> The request:
Repeat every line, exactly, from the very first through the one where "1193, 1197, 1200];" appears. Add nothing else.

> Dataset extract:
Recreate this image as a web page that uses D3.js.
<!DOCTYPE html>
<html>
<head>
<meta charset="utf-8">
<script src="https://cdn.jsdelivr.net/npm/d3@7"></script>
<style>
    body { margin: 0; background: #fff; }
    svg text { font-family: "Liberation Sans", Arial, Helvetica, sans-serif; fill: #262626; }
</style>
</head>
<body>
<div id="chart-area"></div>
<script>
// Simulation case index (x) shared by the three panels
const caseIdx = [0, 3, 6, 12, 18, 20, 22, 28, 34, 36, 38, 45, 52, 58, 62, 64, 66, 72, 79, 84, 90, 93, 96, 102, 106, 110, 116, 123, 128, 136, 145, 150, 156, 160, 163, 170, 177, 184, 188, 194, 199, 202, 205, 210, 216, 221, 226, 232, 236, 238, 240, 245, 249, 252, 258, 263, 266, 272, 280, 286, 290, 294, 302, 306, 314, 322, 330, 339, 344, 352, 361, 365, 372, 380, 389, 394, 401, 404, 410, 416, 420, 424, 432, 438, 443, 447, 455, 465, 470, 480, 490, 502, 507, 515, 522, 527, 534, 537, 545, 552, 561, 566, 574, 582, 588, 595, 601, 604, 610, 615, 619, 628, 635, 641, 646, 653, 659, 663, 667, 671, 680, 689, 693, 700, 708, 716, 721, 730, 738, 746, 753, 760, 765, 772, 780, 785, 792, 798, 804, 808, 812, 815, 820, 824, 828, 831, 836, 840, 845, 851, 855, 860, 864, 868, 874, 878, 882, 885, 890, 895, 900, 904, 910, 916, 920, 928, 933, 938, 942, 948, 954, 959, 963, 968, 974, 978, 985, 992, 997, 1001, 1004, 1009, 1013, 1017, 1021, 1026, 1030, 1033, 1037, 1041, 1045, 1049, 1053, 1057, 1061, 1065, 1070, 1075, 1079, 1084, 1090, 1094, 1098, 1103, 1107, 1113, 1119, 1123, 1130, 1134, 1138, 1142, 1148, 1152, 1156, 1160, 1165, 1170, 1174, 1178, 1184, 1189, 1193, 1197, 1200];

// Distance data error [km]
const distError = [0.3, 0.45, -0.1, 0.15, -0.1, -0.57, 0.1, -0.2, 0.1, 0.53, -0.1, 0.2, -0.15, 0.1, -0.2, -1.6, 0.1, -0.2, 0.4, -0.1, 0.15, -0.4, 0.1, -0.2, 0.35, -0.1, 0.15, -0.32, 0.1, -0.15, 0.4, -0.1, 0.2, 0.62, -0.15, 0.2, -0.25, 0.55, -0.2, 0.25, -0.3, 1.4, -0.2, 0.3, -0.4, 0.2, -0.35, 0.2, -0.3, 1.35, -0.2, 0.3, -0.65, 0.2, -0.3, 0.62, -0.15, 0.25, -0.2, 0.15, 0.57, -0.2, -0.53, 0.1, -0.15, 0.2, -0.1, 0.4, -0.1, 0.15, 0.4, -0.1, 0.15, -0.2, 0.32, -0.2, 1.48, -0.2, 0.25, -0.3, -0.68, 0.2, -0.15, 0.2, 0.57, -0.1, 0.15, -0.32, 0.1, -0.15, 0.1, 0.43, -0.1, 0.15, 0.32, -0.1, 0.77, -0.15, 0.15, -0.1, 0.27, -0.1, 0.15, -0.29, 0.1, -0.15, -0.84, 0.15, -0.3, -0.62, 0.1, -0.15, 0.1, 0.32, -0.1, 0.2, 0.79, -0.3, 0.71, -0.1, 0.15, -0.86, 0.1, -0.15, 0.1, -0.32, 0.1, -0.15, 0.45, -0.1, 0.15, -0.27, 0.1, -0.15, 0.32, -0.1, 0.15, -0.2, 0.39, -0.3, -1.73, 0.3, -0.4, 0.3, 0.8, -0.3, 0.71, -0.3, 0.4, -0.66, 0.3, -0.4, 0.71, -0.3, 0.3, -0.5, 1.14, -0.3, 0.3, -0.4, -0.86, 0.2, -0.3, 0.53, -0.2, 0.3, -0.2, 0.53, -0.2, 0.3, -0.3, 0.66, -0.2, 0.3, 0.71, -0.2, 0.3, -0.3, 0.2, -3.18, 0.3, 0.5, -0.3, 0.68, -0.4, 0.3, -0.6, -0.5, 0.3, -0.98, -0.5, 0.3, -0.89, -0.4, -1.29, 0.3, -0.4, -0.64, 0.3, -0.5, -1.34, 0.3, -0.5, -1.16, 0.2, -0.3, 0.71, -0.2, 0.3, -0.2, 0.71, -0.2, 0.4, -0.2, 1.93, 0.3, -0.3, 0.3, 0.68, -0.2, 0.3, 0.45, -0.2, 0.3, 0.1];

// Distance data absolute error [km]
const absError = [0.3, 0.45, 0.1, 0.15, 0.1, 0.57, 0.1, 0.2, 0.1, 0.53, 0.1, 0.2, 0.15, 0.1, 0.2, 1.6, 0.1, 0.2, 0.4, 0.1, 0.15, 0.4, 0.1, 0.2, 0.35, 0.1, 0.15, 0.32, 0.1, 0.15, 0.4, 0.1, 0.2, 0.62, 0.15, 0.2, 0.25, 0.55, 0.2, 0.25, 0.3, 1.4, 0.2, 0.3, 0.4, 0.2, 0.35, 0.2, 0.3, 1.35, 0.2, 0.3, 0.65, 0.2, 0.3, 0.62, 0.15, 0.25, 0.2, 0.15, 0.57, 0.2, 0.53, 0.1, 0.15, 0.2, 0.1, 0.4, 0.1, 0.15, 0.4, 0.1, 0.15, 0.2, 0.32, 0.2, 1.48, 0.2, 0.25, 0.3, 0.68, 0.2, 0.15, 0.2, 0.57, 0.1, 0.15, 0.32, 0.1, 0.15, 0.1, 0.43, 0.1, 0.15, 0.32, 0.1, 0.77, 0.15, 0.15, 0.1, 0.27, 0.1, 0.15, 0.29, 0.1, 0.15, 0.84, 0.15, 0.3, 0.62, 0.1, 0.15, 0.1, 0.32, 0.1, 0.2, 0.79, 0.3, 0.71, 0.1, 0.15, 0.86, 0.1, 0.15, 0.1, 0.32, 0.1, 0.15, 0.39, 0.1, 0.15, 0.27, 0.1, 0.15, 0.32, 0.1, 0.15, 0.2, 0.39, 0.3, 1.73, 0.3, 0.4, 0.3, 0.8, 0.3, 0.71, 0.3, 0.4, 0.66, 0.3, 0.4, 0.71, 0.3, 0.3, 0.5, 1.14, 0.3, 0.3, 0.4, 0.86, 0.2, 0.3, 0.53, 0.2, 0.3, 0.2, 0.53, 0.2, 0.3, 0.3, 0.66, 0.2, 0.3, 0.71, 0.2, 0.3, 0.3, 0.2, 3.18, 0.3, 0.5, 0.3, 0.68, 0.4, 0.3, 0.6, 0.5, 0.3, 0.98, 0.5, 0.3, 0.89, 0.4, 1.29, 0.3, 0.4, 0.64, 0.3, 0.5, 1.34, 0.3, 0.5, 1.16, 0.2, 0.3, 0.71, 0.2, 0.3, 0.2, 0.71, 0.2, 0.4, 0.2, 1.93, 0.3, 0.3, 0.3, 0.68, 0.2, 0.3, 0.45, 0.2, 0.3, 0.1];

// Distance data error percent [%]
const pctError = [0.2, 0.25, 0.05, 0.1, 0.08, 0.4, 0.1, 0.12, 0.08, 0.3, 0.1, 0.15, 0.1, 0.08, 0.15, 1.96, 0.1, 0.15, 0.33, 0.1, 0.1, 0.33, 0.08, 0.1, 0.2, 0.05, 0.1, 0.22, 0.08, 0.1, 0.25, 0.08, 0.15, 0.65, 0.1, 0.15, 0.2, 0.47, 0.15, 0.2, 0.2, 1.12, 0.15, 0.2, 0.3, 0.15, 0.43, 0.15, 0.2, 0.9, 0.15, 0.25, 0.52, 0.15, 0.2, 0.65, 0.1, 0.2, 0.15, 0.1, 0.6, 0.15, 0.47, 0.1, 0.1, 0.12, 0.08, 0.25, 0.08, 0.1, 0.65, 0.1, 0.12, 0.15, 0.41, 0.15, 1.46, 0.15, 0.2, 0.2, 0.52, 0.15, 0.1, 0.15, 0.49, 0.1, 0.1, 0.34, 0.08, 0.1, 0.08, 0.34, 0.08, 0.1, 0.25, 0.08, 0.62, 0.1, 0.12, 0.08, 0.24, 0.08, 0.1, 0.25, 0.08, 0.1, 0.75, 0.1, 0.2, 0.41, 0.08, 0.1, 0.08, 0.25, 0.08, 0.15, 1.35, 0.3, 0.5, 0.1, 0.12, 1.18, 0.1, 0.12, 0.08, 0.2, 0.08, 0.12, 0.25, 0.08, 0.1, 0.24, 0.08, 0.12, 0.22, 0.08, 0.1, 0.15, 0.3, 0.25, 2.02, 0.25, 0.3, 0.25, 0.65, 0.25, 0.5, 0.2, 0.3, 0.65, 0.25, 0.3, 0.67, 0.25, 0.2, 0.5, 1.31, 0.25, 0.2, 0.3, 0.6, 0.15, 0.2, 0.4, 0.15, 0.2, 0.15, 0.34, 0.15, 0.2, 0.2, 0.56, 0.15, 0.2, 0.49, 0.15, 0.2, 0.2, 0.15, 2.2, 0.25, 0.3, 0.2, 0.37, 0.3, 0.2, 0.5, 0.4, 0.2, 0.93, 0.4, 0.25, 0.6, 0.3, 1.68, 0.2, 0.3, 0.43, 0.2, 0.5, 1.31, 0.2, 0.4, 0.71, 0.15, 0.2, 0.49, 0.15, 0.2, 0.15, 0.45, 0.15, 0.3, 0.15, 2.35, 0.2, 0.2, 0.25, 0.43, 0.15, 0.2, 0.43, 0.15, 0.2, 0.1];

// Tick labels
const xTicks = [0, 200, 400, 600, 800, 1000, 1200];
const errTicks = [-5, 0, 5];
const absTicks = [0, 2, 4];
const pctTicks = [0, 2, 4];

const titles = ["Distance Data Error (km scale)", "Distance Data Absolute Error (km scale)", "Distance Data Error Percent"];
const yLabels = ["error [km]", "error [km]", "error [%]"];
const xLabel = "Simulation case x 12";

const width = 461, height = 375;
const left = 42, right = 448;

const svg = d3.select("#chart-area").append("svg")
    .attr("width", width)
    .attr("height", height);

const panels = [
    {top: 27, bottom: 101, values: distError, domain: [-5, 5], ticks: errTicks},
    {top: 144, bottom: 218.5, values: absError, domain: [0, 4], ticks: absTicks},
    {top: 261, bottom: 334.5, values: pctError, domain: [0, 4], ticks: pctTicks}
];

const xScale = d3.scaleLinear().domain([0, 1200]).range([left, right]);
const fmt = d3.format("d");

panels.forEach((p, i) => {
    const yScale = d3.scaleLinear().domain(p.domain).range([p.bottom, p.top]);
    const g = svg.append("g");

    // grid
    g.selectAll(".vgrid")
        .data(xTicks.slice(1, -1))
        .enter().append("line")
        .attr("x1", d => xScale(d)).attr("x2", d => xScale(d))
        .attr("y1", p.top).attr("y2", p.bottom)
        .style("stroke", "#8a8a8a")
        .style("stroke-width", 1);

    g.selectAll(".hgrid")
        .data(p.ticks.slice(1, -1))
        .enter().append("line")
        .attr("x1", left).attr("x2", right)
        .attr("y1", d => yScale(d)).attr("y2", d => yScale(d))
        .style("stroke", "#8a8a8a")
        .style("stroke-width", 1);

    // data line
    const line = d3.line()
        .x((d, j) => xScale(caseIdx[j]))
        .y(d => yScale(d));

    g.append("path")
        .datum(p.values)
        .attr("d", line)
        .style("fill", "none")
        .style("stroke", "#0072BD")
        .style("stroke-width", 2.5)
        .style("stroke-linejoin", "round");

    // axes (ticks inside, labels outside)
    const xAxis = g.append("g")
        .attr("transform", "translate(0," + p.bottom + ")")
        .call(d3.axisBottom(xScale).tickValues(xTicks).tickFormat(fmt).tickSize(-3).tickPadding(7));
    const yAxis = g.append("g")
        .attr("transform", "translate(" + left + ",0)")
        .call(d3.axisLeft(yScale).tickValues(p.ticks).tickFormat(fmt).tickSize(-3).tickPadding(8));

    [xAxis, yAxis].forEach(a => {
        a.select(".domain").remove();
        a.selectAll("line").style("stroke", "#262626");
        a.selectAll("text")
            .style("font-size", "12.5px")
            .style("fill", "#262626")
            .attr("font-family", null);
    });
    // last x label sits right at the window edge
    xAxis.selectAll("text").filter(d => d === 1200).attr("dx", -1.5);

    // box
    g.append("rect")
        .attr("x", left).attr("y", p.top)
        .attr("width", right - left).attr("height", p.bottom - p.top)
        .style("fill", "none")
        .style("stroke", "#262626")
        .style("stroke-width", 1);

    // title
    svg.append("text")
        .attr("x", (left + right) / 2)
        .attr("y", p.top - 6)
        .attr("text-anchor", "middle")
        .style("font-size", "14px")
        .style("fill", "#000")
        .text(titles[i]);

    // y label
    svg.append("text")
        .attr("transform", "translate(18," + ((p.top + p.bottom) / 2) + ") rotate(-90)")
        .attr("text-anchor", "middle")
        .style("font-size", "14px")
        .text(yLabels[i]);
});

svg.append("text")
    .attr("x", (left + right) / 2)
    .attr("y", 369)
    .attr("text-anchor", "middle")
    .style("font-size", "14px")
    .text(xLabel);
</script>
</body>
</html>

> Result of the exercise:
Recreate this image as a web page that uses D3.js.
<!DOCTYPE html>
<html>
<head>
<meta charset="utf-8">
<script src="https://cdn.jsdelivr.net/npm/d3@7"></script>
<style>
    body { margin: 0; background: #fff; }
    svg text { font-family: "Liberation Sans", Arial, Helvetica, sans-serif; fill: #262626; }
</style>
</head>
<body>
<div id="chart-area"></div>
<script>
// Simulation case index (x) shared by the three panels
const caseIdx = [0, 3, 6, 12, 18, 20, 22, 28, 34, 36, 38, 45, 52, 58, 62, 64, 66, 72, 79, 84, 90, 93, 96, 102, 106, 110, 116, 123, 128, 136, 145, 150, 156, 160, 163, 170, 177, 184, 188, 194, 199, 202, 205, 210, 216, 221, 226, 232, 236, 238, 240, 245, 249, 252, 258, 263, 266, 272, 280, 286, 290, 294, 302, 306, 314, 322, 330, 339, 344, 352, 361, 365, 372, 380, 389, 394, 401, 404, 410, 416, 420, 424, 432, 438, 443, 447, 455, 465, 470, 480, 490, 502, 507, 515, 522, 527, 534, 537, 545, 552, 561, 566, 574, 582, 588, 595, 601, 604, 610, 615, 619, 628, 635, 641, 646, 653, 659, 663, 667, 671, 680, 689, 693, 700, 708, 716, 721, 730, 738, 746, 753, 760, 765, 772, 780, 785, 792, 798, 804, 808, 812, 815, 820, 824, 828, 831, 836, 840, 845, 851, 855, 860, 864, 868, 874, 878, 882, 885, 890, 895, 900, 904, 910, 916, 920, 928, 933, 938, 942, 948, 954, 959, 963, 968, 974, 978, 985, 992, 997, 1001, 1004, 1009, 1013, 1017, 1021, 1026, 1030, 1033, 1037, 1041, 1045, 1049, 1053, 1057, 1061, 1065, 1070, 1075, 1079, 1084, 1090, 1094, 1098, 1103, 1107, 1113, 1119, 1123, 1130, 1134, 1138, 1142, 1148, 1152, 1156, 1160, 1165, 1170, 1174, 1178, 1184, 1189, 1193, 1197, 1200];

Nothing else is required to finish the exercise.